▶ Given records:
----
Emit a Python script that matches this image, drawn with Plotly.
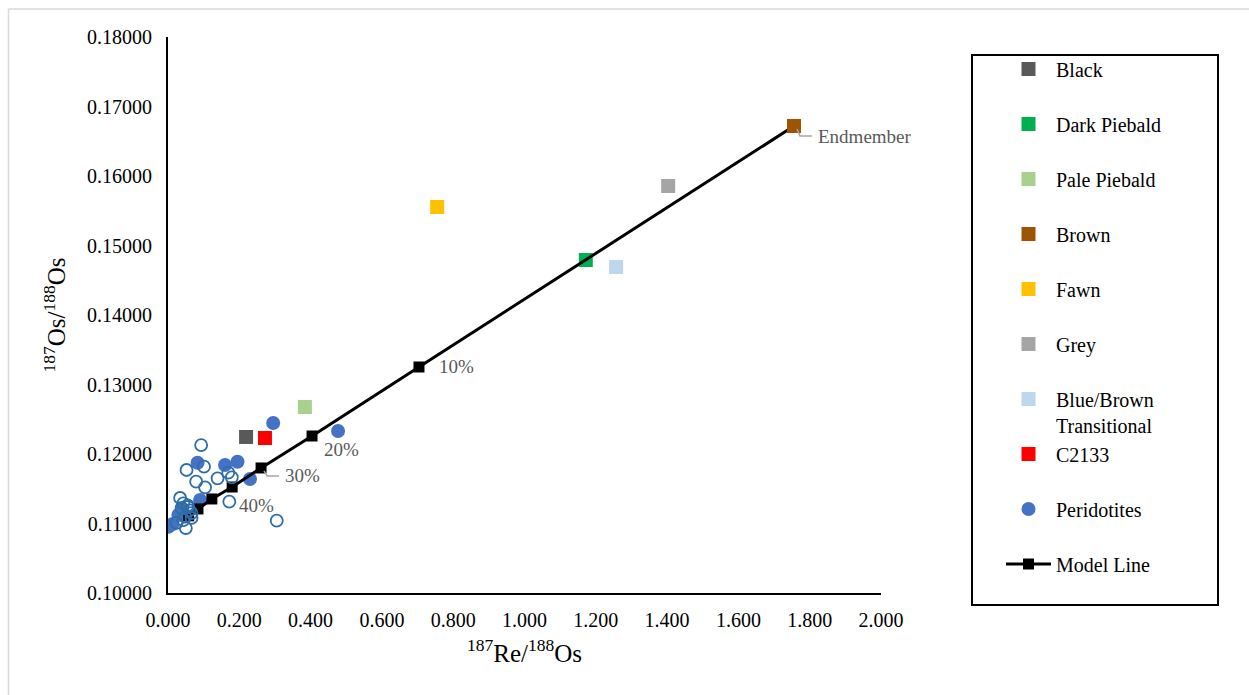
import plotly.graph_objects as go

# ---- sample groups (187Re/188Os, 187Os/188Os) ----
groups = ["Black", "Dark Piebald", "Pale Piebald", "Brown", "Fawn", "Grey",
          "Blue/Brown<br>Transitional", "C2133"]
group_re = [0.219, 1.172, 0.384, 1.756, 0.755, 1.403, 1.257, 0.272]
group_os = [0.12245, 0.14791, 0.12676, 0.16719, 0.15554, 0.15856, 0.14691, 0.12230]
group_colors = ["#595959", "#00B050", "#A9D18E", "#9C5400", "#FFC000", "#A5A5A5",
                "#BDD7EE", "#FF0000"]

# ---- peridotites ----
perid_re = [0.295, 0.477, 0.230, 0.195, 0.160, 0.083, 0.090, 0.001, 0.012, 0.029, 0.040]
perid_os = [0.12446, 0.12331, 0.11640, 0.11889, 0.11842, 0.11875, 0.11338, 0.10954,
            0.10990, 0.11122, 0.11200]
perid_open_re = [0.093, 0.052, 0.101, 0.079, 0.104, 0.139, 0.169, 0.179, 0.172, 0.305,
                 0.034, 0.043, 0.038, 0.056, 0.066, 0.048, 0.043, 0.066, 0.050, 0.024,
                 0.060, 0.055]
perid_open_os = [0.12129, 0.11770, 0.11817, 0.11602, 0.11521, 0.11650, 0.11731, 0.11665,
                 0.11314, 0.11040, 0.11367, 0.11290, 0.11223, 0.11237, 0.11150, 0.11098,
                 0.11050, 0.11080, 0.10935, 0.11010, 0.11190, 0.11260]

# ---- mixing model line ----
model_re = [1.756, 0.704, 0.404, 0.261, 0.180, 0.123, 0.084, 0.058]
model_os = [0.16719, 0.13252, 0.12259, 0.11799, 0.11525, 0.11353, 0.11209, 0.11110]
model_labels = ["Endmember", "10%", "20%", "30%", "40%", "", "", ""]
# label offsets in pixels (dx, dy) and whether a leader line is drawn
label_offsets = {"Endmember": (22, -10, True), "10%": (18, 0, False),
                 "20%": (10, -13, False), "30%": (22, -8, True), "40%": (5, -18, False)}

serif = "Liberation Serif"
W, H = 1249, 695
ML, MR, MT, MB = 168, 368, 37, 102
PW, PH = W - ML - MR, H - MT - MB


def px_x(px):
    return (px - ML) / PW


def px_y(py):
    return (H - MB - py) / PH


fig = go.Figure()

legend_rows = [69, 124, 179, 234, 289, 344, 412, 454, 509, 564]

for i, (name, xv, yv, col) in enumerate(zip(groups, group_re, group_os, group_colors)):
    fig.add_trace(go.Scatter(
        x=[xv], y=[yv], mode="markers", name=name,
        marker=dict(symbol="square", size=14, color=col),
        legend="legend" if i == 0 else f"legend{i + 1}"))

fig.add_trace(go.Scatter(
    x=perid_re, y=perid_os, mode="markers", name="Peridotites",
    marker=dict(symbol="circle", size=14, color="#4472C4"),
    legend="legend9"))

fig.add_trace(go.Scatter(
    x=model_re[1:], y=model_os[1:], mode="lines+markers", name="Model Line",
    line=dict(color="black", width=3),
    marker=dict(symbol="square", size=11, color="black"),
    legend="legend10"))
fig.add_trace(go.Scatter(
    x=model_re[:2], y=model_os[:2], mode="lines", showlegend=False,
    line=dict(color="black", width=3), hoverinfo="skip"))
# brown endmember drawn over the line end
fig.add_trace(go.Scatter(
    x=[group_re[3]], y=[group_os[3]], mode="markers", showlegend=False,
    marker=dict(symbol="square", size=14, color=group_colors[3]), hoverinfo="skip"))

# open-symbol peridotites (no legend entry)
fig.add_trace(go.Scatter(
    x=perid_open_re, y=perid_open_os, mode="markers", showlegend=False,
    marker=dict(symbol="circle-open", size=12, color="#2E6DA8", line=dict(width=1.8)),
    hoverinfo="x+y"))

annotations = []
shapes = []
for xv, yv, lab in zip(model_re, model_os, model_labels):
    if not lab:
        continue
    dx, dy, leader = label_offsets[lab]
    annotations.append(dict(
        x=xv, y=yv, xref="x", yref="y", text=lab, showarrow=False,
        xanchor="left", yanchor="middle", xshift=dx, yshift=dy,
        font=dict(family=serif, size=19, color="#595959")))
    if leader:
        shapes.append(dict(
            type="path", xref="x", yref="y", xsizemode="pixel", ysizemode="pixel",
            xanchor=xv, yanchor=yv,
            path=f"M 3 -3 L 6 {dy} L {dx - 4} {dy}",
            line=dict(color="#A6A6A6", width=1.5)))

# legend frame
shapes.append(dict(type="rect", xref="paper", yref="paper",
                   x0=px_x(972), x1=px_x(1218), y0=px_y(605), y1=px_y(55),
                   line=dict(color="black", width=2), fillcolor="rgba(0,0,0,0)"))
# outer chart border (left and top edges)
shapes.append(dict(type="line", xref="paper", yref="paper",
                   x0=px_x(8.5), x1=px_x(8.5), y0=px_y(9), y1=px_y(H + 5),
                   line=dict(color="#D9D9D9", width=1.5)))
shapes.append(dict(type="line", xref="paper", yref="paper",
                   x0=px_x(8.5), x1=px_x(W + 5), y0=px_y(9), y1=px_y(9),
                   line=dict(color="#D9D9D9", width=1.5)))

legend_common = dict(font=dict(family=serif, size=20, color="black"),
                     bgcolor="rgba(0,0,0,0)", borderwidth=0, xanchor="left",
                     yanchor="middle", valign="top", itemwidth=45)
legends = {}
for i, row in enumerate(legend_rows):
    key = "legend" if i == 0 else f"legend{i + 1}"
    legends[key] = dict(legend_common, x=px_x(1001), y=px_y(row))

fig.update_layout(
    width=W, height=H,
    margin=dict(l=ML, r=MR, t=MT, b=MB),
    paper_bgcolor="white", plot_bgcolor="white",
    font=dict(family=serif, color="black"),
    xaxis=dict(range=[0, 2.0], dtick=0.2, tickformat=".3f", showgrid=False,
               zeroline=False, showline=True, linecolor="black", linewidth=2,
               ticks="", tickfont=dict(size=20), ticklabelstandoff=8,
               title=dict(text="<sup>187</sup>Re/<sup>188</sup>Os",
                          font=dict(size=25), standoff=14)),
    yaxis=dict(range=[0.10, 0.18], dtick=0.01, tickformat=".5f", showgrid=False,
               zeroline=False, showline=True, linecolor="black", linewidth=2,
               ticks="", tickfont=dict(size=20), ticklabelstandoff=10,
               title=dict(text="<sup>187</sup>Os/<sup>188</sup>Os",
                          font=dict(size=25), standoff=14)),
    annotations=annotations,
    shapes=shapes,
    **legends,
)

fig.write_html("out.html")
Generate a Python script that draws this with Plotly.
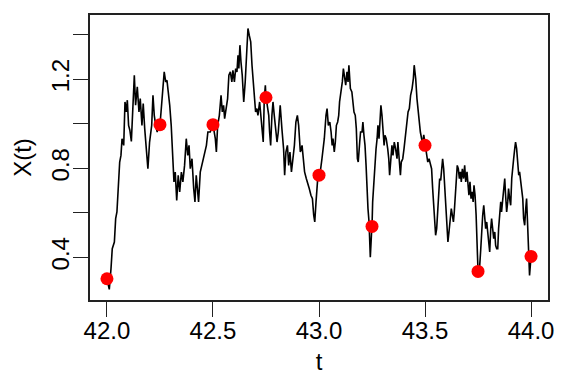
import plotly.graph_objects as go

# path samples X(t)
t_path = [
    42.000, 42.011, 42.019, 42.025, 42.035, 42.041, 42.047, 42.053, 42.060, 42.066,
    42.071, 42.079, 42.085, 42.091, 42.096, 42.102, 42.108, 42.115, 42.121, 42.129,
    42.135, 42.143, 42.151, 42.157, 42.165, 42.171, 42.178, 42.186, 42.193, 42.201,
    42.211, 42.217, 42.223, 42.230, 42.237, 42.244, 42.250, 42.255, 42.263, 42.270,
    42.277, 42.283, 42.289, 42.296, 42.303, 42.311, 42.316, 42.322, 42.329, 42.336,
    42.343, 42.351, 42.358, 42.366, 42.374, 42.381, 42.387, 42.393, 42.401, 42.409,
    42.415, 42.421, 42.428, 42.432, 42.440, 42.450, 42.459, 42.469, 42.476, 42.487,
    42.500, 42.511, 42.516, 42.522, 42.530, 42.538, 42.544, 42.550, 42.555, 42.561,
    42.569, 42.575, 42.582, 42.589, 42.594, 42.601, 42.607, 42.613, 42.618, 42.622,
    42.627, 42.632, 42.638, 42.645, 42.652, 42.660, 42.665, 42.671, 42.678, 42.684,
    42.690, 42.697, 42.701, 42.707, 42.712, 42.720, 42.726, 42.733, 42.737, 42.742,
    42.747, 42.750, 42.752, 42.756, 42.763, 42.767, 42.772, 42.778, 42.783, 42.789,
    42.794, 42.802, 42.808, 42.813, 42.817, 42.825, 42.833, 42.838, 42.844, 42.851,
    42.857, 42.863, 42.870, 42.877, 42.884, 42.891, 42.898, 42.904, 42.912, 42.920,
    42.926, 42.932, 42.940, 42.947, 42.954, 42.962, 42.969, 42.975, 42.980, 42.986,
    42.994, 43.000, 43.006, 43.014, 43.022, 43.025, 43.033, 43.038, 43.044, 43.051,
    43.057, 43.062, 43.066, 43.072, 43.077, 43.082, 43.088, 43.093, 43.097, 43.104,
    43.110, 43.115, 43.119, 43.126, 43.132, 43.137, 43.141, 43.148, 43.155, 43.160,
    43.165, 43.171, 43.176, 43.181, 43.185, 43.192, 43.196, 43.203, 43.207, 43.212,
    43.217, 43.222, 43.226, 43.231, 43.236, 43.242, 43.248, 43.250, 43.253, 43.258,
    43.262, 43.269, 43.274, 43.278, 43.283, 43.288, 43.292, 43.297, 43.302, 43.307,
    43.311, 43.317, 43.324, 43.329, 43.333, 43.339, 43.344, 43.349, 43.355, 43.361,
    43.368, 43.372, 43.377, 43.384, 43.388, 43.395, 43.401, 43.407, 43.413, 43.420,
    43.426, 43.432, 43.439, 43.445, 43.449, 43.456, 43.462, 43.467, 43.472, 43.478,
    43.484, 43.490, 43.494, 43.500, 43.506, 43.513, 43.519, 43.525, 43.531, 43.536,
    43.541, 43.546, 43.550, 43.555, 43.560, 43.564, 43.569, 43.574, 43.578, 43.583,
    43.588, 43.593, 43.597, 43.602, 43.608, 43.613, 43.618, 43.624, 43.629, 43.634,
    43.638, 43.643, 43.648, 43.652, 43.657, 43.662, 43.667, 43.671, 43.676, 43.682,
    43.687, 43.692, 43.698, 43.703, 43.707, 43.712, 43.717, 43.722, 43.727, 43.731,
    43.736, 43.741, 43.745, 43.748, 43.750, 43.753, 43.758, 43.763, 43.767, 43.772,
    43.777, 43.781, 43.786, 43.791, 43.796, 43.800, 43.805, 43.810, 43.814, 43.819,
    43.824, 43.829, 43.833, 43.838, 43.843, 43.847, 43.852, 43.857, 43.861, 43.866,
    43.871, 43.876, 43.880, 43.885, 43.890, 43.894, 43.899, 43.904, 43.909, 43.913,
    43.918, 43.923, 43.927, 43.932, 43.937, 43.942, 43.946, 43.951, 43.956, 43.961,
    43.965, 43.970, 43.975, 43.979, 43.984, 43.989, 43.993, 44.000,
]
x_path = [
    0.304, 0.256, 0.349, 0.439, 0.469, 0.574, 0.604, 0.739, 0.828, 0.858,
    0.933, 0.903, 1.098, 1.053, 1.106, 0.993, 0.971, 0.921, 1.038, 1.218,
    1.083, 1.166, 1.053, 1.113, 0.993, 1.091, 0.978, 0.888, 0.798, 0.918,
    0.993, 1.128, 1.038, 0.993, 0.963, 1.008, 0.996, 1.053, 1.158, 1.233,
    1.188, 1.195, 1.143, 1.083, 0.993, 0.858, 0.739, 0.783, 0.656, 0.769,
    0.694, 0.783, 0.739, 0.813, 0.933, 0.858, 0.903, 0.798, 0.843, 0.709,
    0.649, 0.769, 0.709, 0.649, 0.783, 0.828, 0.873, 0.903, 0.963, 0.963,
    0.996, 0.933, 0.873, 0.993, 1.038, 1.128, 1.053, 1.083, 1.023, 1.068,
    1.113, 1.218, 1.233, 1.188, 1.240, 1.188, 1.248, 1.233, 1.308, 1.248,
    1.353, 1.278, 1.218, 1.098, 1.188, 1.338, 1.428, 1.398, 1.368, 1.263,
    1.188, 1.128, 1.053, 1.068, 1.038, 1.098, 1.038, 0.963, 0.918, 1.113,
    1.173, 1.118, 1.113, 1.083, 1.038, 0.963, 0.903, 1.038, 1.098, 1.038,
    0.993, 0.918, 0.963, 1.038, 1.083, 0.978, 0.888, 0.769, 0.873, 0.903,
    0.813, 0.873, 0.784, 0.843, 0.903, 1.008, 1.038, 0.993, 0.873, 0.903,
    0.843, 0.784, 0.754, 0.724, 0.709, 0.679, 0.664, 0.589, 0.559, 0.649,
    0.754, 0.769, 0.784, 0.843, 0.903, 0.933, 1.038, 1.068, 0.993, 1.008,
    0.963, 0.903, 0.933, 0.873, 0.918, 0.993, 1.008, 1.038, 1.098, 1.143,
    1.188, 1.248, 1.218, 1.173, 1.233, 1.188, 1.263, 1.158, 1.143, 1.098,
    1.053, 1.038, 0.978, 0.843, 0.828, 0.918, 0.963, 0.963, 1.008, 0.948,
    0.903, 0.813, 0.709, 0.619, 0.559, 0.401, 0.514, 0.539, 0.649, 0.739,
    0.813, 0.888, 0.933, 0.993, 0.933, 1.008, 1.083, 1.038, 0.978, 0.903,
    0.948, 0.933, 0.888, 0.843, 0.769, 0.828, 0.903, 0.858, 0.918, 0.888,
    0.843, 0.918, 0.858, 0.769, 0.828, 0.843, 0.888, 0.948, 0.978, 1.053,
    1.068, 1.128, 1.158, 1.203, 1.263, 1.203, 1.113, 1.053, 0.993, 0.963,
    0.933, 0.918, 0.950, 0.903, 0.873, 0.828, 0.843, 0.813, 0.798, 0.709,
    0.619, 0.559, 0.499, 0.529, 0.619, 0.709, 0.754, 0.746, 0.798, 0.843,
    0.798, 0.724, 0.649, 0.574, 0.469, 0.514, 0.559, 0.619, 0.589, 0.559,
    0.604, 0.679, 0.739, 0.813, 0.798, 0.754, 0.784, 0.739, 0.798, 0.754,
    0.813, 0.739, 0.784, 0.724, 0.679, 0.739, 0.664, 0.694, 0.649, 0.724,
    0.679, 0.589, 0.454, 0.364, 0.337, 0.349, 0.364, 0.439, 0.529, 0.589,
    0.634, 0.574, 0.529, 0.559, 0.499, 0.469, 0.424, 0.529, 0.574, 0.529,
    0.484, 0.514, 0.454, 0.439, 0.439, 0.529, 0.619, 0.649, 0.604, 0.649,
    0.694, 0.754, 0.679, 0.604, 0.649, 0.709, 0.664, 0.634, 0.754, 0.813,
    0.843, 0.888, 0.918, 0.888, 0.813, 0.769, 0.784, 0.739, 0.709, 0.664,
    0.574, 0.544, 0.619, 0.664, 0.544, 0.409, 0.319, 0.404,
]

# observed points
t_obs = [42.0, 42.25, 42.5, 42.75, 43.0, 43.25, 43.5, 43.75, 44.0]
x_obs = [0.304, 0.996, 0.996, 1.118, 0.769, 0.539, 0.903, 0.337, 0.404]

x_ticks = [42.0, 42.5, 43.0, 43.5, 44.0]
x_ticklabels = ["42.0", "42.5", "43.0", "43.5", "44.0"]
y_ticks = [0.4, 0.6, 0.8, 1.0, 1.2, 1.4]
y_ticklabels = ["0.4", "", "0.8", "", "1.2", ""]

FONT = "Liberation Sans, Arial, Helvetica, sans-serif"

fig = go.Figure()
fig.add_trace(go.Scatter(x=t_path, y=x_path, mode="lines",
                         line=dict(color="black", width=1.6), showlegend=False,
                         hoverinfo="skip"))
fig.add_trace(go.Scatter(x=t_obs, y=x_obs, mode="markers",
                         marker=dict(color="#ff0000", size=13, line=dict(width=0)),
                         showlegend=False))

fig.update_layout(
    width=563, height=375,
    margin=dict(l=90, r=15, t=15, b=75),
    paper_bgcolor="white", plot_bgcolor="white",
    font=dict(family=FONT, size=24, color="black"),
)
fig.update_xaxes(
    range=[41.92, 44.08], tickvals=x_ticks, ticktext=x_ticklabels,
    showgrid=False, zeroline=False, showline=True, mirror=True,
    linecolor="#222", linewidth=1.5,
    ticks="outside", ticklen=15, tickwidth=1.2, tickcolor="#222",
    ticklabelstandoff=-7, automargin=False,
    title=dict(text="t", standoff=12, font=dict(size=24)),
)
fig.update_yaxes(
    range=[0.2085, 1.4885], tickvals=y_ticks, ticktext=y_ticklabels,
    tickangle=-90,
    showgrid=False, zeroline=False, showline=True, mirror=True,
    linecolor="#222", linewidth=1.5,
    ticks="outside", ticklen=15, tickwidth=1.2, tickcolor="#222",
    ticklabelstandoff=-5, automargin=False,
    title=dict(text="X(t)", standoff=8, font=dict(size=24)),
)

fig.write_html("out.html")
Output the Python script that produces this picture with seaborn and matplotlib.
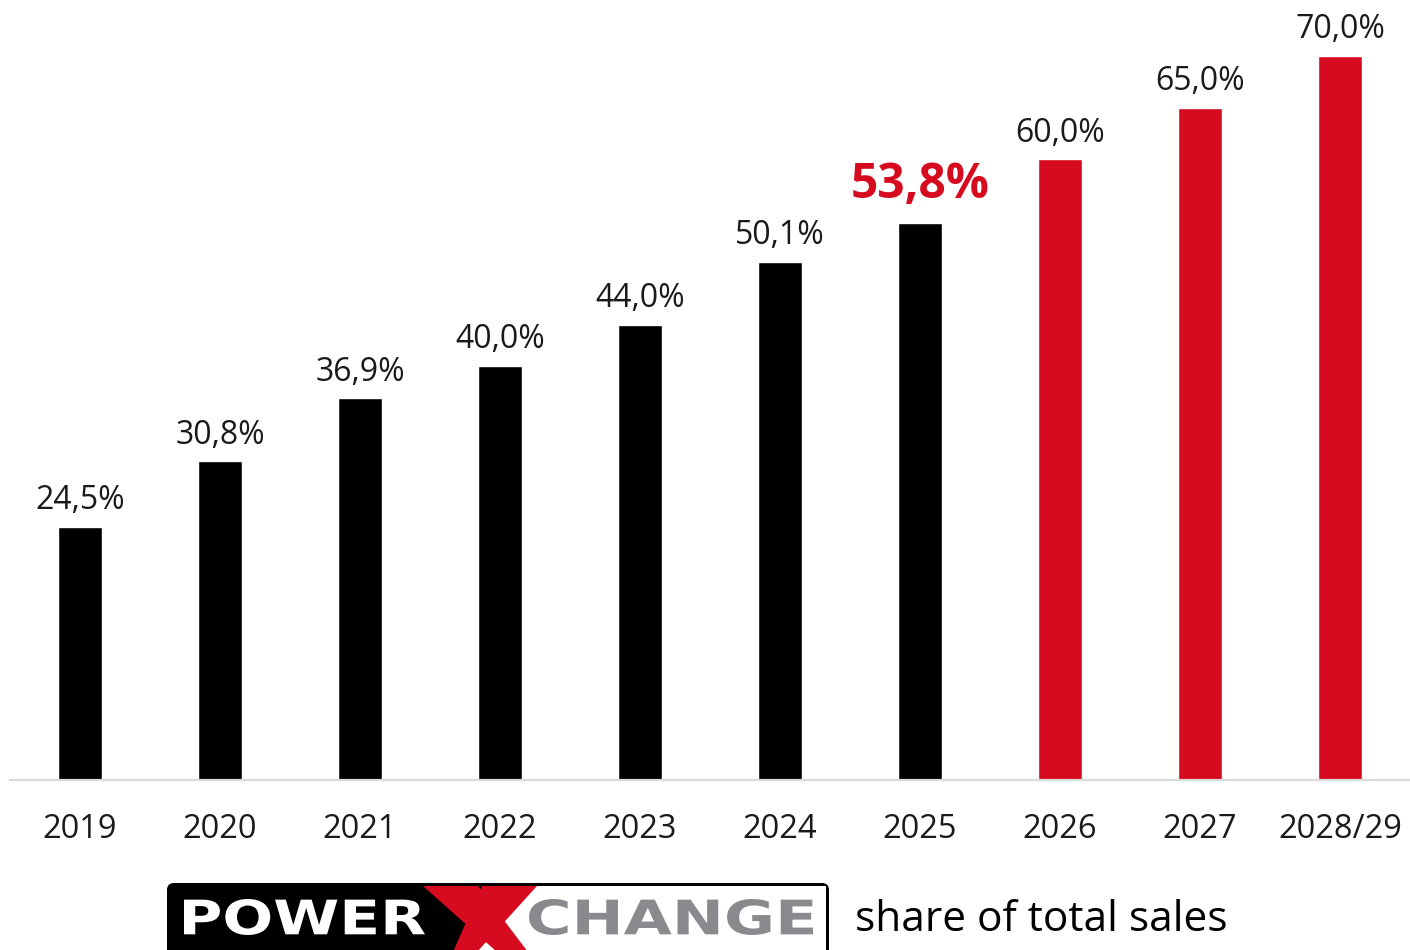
----
▶ Instructions for the task: Extract every line above that contains the word "script".

▶ The result:
Emit a Python script that matches this image, drawn with Plotly.
Generate a Python script that draws this with Plotly.
Output the Python script that produces this picture with seaborn and matplotlib.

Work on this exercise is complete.